Tens of millions of Hindus were expected to plunge into India’s sacred river Ganges to wash away their sins on the most auspicious day of the world’s largest religious festival.
Organisers estimated about 30 million ash-smeared saints, devotees and visitors would take a dip in the swirling, freezing river at the festival in Allahabad in northern Uttar Pradesh state on Sunday.
More than 7,000 policemen have been deployed to oversee the bathing ritual, along with 30,000 volunteers, according to Indian authorities.
Thousands more security personnel were guarding the sprawling site of makeshift tents.
Sunday, when the water is considered to be the holiest and most auspicious, is “the most crucial day for the pilgrims and for police”, police officer Ajit Tyagi told AFP news agency.
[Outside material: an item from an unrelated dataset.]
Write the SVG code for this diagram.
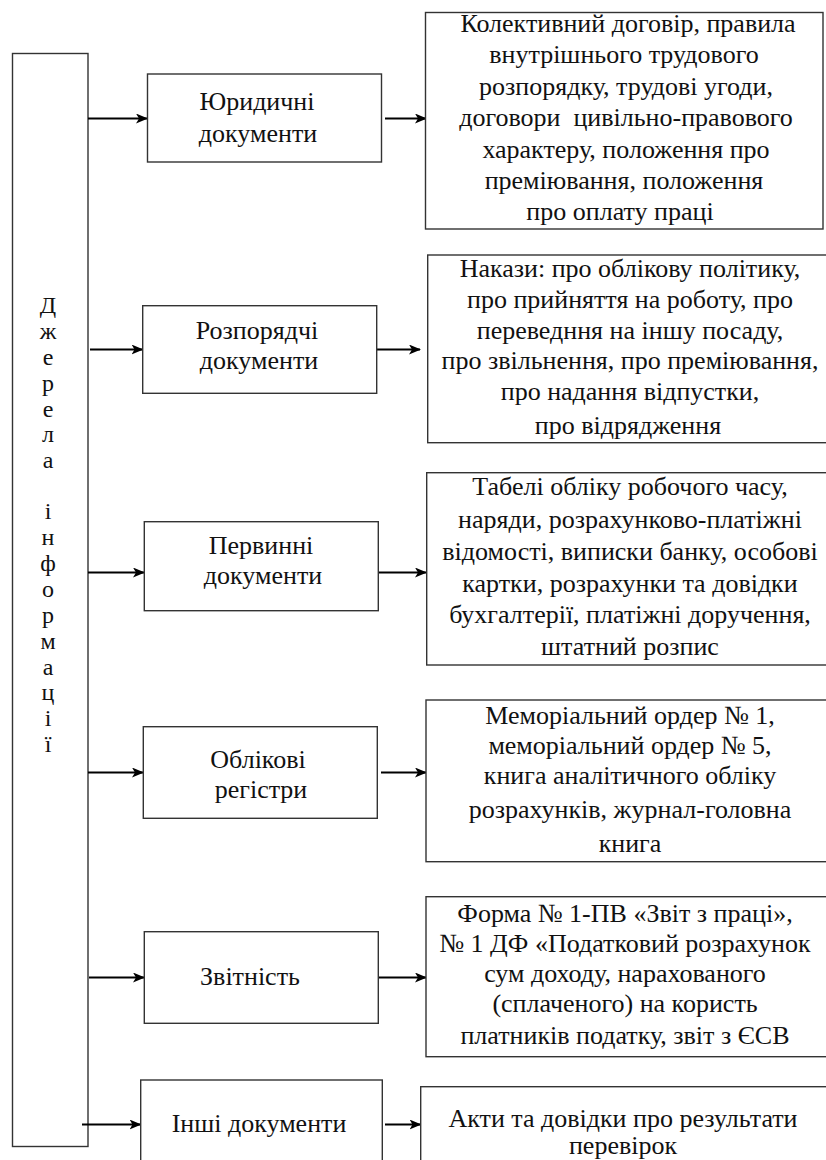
<svg xmlns="http://www.w3.org/2000/svg" width="826" height="1160" viewBox="0 0 826 1160">
<defs>
<style>
.box{fill:#fff;stroke:#333;stroke-width:1.4}
.t{font-family:"Liberation Serif","Times New Roman",serif;font-size:26px;fill:#111;text-anchor:middle}
.v{font-family:"Liberation Serif","Times New Roman",serif;font-size:24px;fill:#111;text-anchor:middle}
.c{stroke:#000;stroke-width:2;fill:none;marker-end:url(#ah)}
</style>
<marker id="ah" markerWidth="12" markerHeight="10" refX="11" refY="5" orient="auto" markerUnits="userSpaceOnUse">
<path d="M0,0 L12,5 L0,10 L3,5 z" fill="#000"/>
</marker>
</defs>
<rect width="826" height="1160" fill="#fff"/>
<g id="source">
<rect class="box" x="12.5" y="53.5" width="75.5" height="1093"/>
<g class="v">
<text x="48" y="313">Д</text>
<text x="48" y="339">ж</text>
<text x="48" y="365">е</text>
<text x="48" y="391">р</text>
<text x="48" y="417">е</text>
<text x="48" y="442">л</text>
<text x="48" y="468">а</text>
<text x="48" y="519">і</text>
<text x="48" y="545">н</text>
<text x="48" y="571">ф</text>
<text x="48" y="597">о</text>
<text x="48" y="623">р</text>
<text x="48" y="649">м</text>
<text x="48" y="675">а</text>
<text x="48" y="700">ц</text>
<text x="48" y="726">і</text>
<text x="48" y="752">ї</text>
</g>
</g>
<g id="connectors">
<path class="c" d="M88,118.5 H147"/>
<path class="c" d="M385,118.5 H426"/>
<path class="c" d="M90,349.5 H142.5"/>
<path class="c" d="M377,349.5 H420"/>
<path class="c" d="M88,572.5 H144"/>
<path class="c" d="M378,572.5 H426"/>
<path class="c" d="M88,772.5 H143"/>
<path class="c" d="M381,772.5 H426"/>
<path class="c" d="M89,977.5 H144"/>
<path class="c" d="M379,977.5 H426"/>
<path class="c" d="M82,1124.5 H140.5"/>
<path class="c" d="M385,1124.5 H420.5"/>
</g>
<g id="n1">
<rect class="box" x="147.5" y="74" width="234" height="88"/>
<text class="t" x="257" y="110">Юридичні</text>
<text class="t" x="258" y="142">документи</text>
</g>
<g id="r1">
<rect class="box" x="425.5" y="12.5" width="397.5" height="216.5"/>
<text class="t" x="628" y="32">Колективний договір, правила</text>
<text class="t" x="624" y="63">внутрішнього трудового</text>
<text class="t" x="626" y="95">розпорядку, трудові угоди,</text>
<text class="t" x="626" y="126" xml:space="preserve">договори  цивільно-правового</text>
<text class="t" x="626" y="158">характеру, положення про</text>
<text class="t" x="624" y="189">преміювання, положення</text>
<text class="t" x="620" y="220">про оплату праці</text>
</g>
<g id="n2">
<rect class="box" x="142.7" y="305.7" width="234" height="87.6"/>
<text class="t" x="257" y="339">Розпорядчі</text>
<text class="t" x="259" y="369">документи</text>
</g>
<g id="r2">
<rect class="box" x="427.7" y="255" width="402" height="187.7"/>
<text class="t" x="630" y="277">Накази: про облікову політику,</text>
<text class="t" x="630" y="308">про прийняття на роботу, про</text>
<text class="t" x="630" y="339">переведння на іншу посаду,</text>
<text class="t" x="630" y="369">про звільнення, про преміювання,</text>
<text class="t" x="630" y="400">про надання відпустки,</text>
<text class="t" x="628" y="434">про відрядження</text>
</g>
<g id="n3">
<rect class="box" x="144.3" y="521.7" width="234" height="89"/>
<text class="t" x="261" y="554">Первинні</text>
<text class="t" x="263" y="584">документи</text>
</g>
<g id="r3">
<rect class="box" x="426.7" y="472.7" width="403" height="192.3"/>
<text class="t" x="630" y="495">Табелі обліку робочого часу,</text>
<text class="t" x="630" y="528">наряди, розрахунково-платіжні</text>
<text class="t" x="630" y="560">відомості, виписки банку, особові</text>
<text class="t" x="630" y="592">картки, розрахунки та довідки</text>
<text class="t" x="630" y="623">бухгалтерії, платіжні доручення,</text>
<text class="t" x="630" y="655">штатний розпис</text>
</g>
<g id="n4">
<rect class="box" x="143.3" y="726.7" width="234" height="91.6"/>
<text class="t" x="258" y="768">Облікові</text>
<text class="t" x="261" y="798">регістри</text>
</g>
<g id="r4">
<rect class="box" x="426" y="700" width="404" height="161.7"/>
<text class="t" x="630" y="724">Меморіальний ордер № 1,</text>
<text class="t" x="630" y="754">меморіальний ордер № 5,</text>
<text class="t" x="630" y="784">книга аналітичного обліку</text>
<text class="t" x="630" y="818">розрахунків, журнал-головна</text>
<text class="t" x="630" y="852">книга</text>
</g>
<g id="n5">
<rect class="box" x="144.3" y="931.7" width="234" height="91.6"/>
<text class="t" x="250" y="985">Звітність</text>
</g>
<g id="r5">
<rect class="box" x="426" y="896.7" width="404" height="160"/>
<text class="t" x="625" y="922">Форма № 1-ПВ «Звіт з праці»,</text>
<text class="t" x="625" y="952">№ 1 ДФ «Податковий розрахунок</text>
<text class="t" x="625" y="982">сум доходу, нарахованого</text>
<text class="t" x="625" y="1012">(сплаченого) на користь</text>
<text class="t" x="625" y="1044">платників податку, звіт з ЄСВ</text>
</g>
<g id="n6">
<rect class="box" x="140.7" y="1080" width="241.6" height="100"/>
<text class="t" x="259" y="1132">Інші документи</text>
</g>
<g id="r6">
<rect class="box" x="420.7" y="1086.7" width="410" height="100"/>
<text class="t" x="623" y="1127">Акти та довідки про результати</text>
<text class="t" x="623" y="1154">перевірок</text>
</g>
</svg>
The biggest concern is crowd control, he added. “We have to make sure everyone is safe.”
“Take a dip and move out of the water – those are the instructions we are giving,” Manikant Mishra, an administrator at the Kumbh Mela, told AFP.
Assorted dreadlocked holymen, seers and self-proclaimed saints from all over the country have assembled for the colourful and chaotic spectacle that offers a rare glimpse of the dizzying range of Indian spiritualism.
‘Cycle of rebirth’
Devotees believe entering the mighty river cleanses them of sin and frees them from the cycle of rebirth. Many believe about three billion Hindu deities will also take a dip in the river to bless mankind on Sunday.
“One dip in the river has the power to change life forever,” said 65-year-old Malti Devi from London, who was taking part in the festivities for the first time.
The Kumbh Mela, which began last month and ends in March, takes place every 12 years in Allahabad. Smaller, similar events are held every four years in other locations around India.
The festival has its origins in Hindu mythology, which describes how a few drops of the nectar of immortality fell on the four places that host the festival – Allahabad, Nasik, Ujjain and Haridwar.
The “Mother Ganges” is worshipped as a god and is seen as the giver and taker of life.
Most devotees dunk their heads under the water, some drink it and others bottle it and take it home as gifts.
Management of the festival requires a monumental effort – and a budget of $290m.
Police said they would be guarding against stampedes – a frequent and deadly occurrence at Indian religious festivals.
Thousands of buses and special trains were ferrying people to Allahabad where the heavily polluted Yamuna river flows into the Ganges.
Despite its important role in Hinduism, the Ganges is tainted by industry and the settlements along its banks, which quickly turn the clear waters from the Himalayas into a murky, frothy brown downstream.